Tax Court Addresses “Issue of First Impression” Defense to Penalties

By on August 3, 2017

We previously posted on what we called the “issue of first impression” defense to penalties and the recent application of this defense by the United States Tax Court (Tax Court) in Peterson v. Commissioner, a TC Opinion. We noted that taxpayers may want to consider raising this defense in cases where the substantive issue is one for which there is no clear guidance from the courts or the Internal Revenue Service. Yesterday’s Memorandum Opinion by the Tax Court in Curtis Investment Co., LLC v. Commissioner, addressed the issue of first impression defense in the context of the taxpayer’s argument that it acted with reasonable cause and good faith in its tax reporting position related to certain Custom Adjustable Rate Debt Structure (CARDS) transactions. For the difference between TC and Memorandum Opinions, see here.
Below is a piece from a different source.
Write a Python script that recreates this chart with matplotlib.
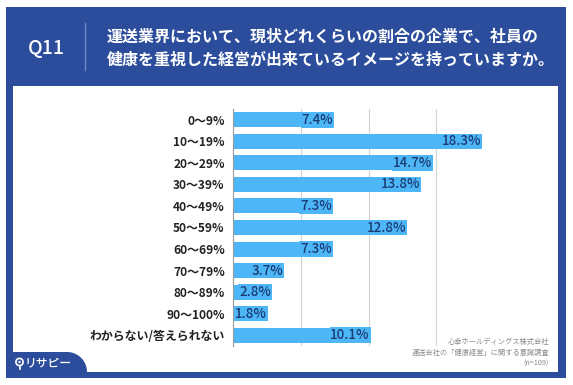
import numpy as np
import matplotlib.pyplot as plt
from matplotlib.patches import Rectangle, Polygon, Circle

plt.rcParams['font.family'] = ['Noto Sans CJK JP', 'DejaVu Sans']

categories = ['0～9%', '10～19%', '20～29%', '30～39%', '40～49%', '50～59%',
              '60～69%', '70～79%', '80～89%', '90～100%', 'わからない/答えられない']
values = [7.4, 18.3, 14.7, 13.8, 7.3, 12.8, 7.3, 3.7, 2.8, 1.8, 10.1]
grid_ticks = [5, 10, 15, 20]

title_q = 'Q11'
title_lines = ['運送業界において、現状どれくらいの割合の企業で、社員の',
               '健康を重視した経営が出来ているイメージを持っていますか。']
source_lines = ['心幸ホールディングス株式会社',
                '運送会社の「健康経営」に関する意識調査']
sample = '(n=109)'

BLUE = '#2C4D9C'
BAR = '#4DB6F7'
LABEL = '#1B3A73'

W, H = 573, 385
fig = plt.figure(figsize=(W / 100, H / 100), dpi=100)

# background frame drawn in pixel coordinates
bg = fig.add_axes([0, 0, 1, 1], zorder=0)
bg.set_xlim(0, W)
bg.set_ylim(H, 0)
bg.axis('off')
bg.add_patch(Rectangle((6, 7), 560, 371, color=BLUE, lw=0))
bg.add_patch(Rectangle((13, 86), 545, 286, color='white', lw=0))

# logo tab bottom-left
ang = np.linspace(np.pi / 2, 0, 20)
arc = np.column_stack([67 + 20 * np.cos(ang), 372 - 20 * np.sin(ang)])
tab = np.vstack([[13, 372], [13, 352], arc, [87, 372]])
bg.add_patch(Polygon(tab, closed=True, color=BLUE, lw=0))
bg.add_patch(Circle((19.5, 362), 3.6, fill=False, ec='white', lw=1.2))
bg.add_patch(Circle((19.5, 362), 1.2, color='white', lw=0))
bg.plot([19.5, 19.5], [365.5, 369], color='white', lw=1.2)
bg.text(25, 363, 'リサピー', color='white', fontsize=8.5, fontweight='medium',
        va='center', ha='left')

# header
bg.text(46, 48, title_q, color='white', fontsize=14, fontweight='medium',
        ha='center', va='center')
bg.plot([85, 85], [23, 70], color='#6F86C0', lw=1)
bg.text(107, 37, title_lines[0], color='white', fontsize=11.5, fontweight='bold',
        ha='left', va='center')
bg.text(107, 60, title_lines[1], color='white', fontsize=11.5, fontweight='bold',
        ha='left', va='center')

# source note
bg.text(549, 342, source_lines[0], color='#8A8A8A', fontsize=5.2, ha='right', va='center')
bg.text(549, 353, source_lines[1], color='#8A8A8A', fontsize=5.2, ha='right', va='center')
bg.text(549, 364, sample, color='#8A8A8A', fontsize=5.2, ha='right', va='center')

# chart
x0, x1, y0, y1 = 233, 504, 109, 346
ax = fig.add_axes([x0 / W, 1 - y1 / H, (x1 - x0) / W, (y1 - y0) / H], zorder=1)
ax.set_facecolor('none')
y = np.arange(len(categories))
ax.barh(y, values, height=0.7, color=BAR, zorder=2)
ax.set_xlim(0, 20)
ax.set_ylim(len(categories) - 0.5, -0.5)
for g in grid_ticks:
    ax.axvline(g, color='#D3D3D3', lw=0.8, zorder=1)
ax.set_xticks([])
ax.set_yticks(y)
ax.set_yticklabels(categories, fontsize=8.6, fontweight='bold', color='#222222')
ax.tick_params(axis='y', length=0, pad=6)
for s in ['top', 'right', 'bottom']:
    ax.spines[s].set_visible(False)
ax.spines['left'].set_color('#9A9A9A')
ax.spines['left'].set_linewidth(0.8)
ax.spines['left'].set_zorder(3)

for yi, v in zip(y, values):
    ax.text(max(v, 2.5), yi, f'{v}%', ha='right', va='center', fontsize=9.6,
            fontweight='medium', color=LABEL, zorder=4,
            bbox=dict(facecolor=BAR, edgecolor='none', pad=0.6))

fig.savefig('out.png', dpi=100)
The Tax Court (and some appellate courts) has addressed the tax consequences of CARDS transactions in several cases, each time siding with the Internal Revenue Service (IRS). In its opinions in those other cases, the Tax Court has found that the CARDS transaction lacks economic substance. The court in Curtis Investment concluded that the CARDS transactions before it was essentially the same as the CARDS transactions in the other cases with only immaterial differences. Applying an economic substance analysis, the Tax Court held the taxpayer issue lacked a genuine profit motive and did not have a business purpose for entering into the CARDS transactions.
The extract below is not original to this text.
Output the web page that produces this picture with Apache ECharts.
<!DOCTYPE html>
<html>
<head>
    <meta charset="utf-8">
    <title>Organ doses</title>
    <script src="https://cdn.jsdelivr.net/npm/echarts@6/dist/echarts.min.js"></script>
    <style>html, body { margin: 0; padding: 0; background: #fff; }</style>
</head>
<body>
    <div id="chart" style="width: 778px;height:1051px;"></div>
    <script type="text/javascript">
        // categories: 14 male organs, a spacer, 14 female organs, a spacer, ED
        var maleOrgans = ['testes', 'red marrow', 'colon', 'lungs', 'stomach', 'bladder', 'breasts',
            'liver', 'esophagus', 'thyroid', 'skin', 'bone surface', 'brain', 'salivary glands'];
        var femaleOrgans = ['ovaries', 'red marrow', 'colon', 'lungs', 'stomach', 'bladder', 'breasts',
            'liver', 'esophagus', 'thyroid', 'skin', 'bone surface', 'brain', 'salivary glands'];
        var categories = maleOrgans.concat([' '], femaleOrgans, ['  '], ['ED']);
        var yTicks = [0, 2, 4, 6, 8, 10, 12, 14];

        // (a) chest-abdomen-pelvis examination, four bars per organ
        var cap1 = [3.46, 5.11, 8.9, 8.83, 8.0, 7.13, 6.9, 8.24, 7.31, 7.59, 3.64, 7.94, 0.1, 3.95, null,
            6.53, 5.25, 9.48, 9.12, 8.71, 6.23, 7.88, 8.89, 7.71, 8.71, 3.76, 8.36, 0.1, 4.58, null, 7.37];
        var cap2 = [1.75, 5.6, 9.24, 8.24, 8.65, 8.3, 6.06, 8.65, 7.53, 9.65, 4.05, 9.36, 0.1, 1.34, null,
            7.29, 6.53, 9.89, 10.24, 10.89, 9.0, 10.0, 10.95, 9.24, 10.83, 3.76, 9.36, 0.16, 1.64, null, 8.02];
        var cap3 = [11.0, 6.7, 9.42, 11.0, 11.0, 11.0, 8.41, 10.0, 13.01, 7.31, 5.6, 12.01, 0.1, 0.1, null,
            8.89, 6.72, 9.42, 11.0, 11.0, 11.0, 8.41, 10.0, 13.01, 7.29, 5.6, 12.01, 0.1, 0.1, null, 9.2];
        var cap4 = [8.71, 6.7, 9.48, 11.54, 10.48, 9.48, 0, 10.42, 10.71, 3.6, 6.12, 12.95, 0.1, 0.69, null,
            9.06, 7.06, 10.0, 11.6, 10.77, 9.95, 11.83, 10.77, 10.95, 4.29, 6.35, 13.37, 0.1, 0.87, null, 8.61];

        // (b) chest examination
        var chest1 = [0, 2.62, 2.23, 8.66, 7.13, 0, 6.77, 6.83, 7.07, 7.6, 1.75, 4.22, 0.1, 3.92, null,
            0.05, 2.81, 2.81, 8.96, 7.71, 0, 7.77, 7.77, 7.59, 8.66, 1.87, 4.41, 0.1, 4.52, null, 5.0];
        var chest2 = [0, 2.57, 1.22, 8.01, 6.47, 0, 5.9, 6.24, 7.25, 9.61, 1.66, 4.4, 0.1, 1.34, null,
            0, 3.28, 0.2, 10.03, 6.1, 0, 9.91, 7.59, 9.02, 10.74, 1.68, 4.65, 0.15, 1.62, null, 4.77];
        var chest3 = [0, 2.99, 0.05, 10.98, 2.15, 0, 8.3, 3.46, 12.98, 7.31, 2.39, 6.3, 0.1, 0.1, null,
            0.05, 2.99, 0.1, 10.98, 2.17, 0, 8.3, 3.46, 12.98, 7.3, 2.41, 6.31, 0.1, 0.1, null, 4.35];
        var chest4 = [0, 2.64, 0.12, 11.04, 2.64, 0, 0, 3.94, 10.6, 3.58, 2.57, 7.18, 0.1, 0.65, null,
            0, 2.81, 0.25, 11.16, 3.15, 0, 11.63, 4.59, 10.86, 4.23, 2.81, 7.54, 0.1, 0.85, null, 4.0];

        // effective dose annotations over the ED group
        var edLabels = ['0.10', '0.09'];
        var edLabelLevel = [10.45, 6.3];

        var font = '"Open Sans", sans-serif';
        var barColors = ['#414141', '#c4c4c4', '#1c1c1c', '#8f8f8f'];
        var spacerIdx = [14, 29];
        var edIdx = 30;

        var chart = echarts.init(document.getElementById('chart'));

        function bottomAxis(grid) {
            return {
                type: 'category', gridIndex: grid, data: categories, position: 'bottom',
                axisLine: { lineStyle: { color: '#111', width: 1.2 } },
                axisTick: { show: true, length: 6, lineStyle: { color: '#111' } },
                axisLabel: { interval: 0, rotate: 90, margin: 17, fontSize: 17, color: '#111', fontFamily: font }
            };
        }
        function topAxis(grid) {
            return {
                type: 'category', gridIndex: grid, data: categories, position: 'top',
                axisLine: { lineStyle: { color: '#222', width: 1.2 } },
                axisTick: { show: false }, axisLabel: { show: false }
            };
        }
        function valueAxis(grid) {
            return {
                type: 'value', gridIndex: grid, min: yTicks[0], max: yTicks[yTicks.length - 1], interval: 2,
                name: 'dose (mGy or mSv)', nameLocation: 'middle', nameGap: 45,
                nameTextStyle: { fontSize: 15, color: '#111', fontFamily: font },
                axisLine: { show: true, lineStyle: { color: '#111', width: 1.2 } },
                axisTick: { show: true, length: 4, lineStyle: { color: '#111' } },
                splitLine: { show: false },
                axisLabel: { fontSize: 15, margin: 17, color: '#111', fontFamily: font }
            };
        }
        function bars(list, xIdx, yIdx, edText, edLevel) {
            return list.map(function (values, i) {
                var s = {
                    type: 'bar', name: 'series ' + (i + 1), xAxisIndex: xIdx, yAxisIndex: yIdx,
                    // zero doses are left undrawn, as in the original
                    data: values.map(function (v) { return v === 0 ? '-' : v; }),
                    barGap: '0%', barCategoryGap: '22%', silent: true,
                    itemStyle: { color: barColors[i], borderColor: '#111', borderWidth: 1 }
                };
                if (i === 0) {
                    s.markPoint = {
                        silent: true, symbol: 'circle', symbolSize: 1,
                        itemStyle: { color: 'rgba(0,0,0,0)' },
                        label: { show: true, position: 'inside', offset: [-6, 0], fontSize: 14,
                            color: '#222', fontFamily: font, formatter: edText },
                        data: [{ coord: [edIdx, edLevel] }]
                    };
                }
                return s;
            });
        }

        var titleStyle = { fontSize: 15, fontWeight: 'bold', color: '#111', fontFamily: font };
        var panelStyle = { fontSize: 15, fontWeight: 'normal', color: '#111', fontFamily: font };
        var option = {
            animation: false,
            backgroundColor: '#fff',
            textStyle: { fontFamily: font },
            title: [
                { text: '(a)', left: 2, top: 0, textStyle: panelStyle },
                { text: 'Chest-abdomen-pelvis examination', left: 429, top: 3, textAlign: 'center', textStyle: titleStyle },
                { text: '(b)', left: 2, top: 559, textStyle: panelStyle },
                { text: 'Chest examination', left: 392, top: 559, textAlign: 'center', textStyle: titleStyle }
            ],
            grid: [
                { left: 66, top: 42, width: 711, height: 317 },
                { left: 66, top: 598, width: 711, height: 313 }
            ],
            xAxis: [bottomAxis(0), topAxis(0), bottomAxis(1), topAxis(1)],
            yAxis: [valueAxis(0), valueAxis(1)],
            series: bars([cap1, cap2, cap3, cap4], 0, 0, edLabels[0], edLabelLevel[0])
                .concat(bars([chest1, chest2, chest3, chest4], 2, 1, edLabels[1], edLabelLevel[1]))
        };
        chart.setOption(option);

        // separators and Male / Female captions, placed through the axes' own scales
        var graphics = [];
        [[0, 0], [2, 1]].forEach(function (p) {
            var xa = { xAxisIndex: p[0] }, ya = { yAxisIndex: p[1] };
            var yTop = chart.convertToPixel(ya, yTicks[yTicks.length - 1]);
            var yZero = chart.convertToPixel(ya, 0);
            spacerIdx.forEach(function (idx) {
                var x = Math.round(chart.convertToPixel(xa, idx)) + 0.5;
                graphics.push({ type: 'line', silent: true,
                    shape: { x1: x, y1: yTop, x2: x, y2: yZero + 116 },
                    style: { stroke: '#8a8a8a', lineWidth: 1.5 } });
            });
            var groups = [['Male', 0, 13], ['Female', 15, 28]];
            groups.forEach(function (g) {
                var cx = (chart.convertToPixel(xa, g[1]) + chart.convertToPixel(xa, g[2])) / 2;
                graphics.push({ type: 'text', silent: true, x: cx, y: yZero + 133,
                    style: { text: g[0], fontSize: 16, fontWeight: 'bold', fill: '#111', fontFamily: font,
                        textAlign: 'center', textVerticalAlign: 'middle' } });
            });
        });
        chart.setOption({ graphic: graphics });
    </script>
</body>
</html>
The Tax Court was then faced with determining whether to sustain the IRS’s determination that the 40 percent penalty under Internal Revenue Code Section 6662(h)(1) for an underpayment attributable to a gross valuation misstatement applied. The taxpayer “contend[ed] that the issues raised by the CARDS transactions … are novel issues” and therefore no penalty should be imposed. The court acknowledged that at the time the relevant returns were filed, no CARDS transactions had been litigated and that it had “previously found that a taxpayer acted with reasonable cause and good faith when a deficiency is the result of an issue of first impression and the taxpayer’s position is reasonably debatable.” However, the court noted that, regardless of whether the legal issue is novel, the court considers all of the facts and circumstances in determining whether to impose penalties. It further noted that the requirement that a transaction have economic substance is a longstanding principle of tax law and that the IRS had previously announced in a published notice its position prior to the filings of the relevant tax returns that was unfavorable to CARDS transactions. Thus, the court rejected the “issue of first impression” defense on the ground that the taxpayer’s position was not reasonably debatable and, based on the facts and circumstances of the case, the taxpayer’s failed to prove reasonable cause and good faith.

Practice Point: The Tax Court’s opinion provides useful guidance on the extent to which the “issue of first impression” defense provides a valid means of defeating a penalty asserted by the IRS. Taxpayers and their advisors should continue to consider the applicability of this defense based on their specific facts and circumstances, as well as the prevailing law at the time a tax return is filed.